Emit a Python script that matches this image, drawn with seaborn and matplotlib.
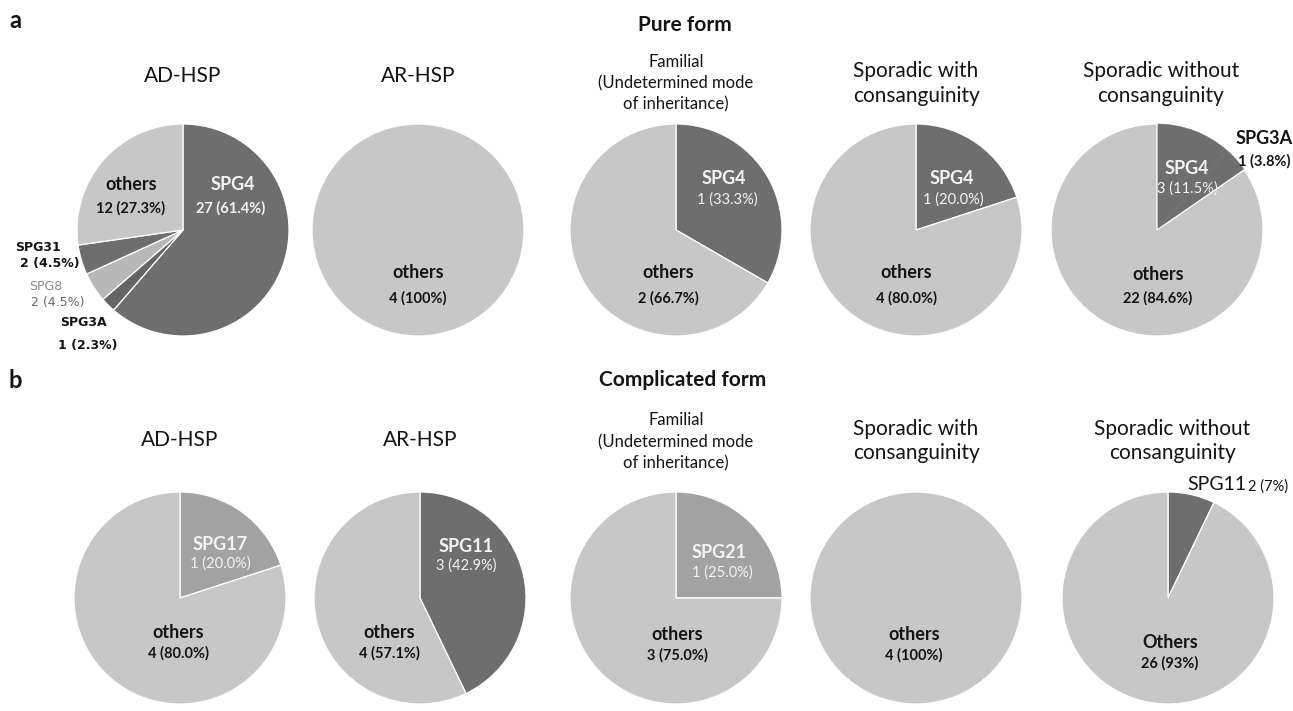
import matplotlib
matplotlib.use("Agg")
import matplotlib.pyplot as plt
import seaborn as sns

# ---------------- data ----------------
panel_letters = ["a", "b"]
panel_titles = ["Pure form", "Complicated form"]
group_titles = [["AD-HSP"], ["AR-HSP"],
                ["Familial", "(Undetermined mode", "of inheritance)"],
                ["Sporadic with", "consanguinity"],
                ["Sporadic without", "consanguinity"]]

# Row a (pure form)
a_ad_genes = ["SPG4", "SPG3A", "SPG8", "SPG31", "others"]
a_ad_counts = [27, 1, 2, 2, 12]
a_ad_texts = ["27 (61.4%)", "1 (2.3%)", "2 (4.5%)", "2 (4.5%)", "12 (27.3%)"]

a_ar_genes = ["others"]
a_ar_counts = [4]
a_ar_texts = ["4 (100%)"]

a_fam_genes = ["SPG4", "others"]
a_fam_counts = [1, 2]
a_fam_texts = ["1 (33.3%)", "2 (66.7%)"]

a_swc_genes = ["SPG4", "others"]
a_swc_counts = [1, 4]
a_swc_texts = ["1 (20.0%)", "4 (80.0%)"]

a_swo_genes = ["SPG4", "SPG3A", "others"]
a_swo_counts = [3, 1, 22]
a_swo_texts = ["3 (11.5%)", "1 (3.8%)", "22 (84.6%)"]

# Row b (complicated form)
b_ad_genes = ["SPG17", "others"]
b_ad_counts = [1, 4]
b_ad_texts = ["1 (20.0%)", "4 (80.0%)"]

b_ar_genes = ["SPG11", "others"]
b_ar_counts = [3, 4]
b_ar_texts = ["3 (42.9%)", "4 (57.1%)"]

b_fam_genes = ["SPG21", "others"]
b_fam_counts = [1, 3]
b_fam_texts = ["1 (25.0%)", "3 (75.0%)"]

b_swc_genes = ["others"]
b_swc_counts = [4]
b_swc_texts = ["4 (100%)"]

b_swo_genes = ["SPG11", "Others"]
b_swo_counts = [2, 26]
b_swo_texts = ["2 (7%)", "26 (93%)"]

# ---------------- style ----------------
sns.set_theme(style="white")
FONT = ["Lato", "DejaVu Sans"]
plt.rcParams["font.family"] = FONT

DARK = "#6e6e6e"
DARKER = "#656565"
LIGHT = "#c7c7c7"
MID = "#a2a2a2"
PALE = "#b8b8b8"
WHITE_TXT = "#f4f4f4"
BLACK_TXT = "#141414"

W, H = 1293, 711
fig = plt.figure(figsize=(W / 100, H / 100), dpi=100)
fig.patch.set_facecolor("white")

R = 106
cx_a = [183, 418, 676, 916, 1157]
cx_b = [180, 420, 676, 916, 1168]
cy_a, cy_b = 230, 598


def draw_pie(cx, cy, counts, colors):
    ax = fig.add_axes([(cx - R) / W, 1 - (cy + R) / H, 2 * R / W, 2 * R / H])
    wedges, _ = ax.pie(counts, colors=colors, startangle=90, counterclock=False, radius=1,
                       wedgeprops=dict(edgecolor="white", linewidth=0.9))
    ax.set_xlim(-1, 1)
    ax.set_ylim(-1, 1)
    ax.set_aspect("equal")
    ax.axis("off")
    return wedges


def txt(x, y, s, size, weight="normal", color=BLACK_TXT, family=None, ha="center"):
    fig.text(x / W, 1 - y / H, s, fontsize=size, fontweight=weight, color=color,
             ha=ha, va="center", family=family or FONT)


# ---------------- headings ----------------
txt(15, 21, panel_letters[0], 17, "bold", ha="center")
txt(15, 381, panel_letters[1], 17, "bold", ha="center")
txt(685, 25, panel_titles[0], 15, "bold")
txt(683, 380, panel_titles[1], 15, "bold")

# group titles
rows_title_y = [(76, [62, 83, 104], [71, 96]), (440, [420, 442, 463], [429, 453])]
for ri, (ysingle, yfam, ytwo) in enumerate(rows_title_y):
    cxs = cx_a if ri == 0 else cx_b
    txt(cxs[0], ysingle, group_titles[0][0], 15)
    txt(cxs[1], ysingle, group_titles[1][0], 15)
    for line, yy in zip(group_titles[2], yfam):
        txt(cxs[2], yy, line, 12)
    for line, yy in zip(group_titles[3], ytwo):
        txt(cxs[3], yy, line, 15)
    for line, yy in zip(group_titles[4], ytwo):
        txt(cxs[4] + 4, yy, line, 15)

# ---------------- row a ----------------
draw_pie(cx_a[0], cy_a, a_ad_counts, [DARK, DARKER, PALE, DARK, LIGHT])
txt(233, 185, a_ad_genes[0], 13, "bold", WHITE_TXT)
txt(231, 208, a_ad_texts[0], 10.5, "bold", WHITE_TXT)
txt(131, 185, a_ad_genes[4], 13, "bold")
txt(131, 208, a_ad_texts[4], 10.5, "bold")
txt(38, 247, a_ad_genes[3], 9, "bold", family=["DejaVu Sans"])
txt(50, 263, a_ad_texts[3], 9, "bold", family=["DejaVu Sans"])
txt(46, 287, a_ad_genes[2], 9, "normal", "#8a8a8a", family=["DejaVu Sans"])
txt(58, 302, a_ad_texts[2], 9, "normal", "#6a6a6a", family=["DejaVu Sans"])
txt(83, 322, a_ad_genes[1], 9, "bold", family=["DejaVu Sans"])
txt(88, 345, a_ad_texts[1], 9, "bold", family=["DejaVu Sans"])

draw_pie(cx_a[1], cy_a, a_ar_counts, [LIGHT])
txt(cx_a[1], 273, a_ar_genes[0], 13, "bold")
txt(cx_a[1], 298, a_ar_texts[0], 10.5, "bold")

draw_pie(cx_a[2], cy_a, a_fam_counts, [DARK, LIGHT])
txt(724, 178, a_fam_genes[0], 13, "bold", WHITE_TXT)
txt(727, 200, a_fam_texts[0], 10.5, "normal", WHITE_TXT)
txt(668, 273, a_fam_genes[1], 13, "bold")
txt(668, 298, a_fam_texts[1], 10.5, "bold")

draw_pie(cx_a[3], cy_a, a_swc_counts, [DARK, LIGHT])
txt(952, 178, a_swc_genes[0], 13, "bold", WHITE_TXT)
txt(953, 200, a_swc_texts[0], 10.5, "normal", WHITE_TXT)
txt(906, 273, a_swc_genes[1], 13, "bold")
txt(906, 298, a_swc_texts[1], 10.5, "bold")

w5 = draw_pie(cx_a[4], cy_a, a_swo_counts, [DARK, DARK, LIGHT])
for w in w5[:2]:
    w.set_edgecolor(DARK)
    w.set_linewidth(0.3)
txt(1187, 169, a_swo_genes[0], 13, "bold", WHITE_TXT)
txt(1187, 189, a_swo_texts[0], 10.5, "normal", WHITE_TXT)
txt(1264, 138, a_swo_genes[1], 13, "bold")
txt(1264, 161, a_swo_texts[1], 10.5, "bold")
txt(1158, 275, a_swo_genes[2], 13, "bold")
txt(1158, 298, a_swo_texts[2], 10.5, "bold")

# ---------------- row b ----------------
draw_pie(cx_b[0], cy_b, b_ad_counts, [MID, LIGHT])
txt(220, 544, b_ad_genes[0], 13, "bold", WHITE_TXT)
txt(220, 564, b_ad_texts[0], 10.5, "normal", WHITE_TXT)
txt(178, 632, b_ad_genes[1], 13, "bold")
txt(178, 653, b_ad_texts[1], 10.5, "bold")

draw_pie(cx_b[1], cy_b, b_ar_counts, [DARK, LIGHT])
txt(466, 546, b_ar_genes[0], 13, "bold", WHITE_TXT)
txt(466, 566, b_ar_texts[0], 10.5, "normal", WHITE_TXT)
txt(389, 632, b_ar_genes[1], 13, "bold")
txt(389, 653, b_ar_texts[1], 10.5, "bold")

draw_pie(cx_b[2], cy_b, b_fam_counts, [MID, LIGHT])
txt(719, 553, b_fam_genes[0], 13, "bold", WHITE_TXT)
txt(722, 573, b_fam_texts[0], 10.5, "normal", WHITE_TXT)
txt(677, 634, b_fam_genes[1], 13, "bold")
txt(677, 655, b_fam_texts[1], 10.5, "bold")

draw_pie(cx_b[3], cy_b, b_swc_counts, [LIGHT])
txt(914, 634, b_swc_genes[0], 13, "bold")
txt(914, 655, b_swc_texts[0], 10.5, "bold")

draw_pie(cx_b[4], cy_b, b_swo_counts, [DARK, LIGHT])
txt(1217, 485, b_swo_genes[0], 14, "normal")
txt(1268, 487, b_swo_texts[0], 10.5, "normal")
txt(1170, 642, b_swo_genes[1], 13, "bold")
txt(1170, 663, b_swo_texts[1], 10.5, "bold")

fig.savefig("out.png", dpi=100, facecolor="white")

····················

The lines from the top of the data above through the one holding "import seaborn as sns" are to be repeated exactly, and only those, with no pictures.

§ Expected answer:
Emit a Python script that matches this image, drawn with seaborn and matplotlib.
import matplotlib
matplotlib.use("Agg")
import matplotlib.pyplot as plt
import seaborn as sns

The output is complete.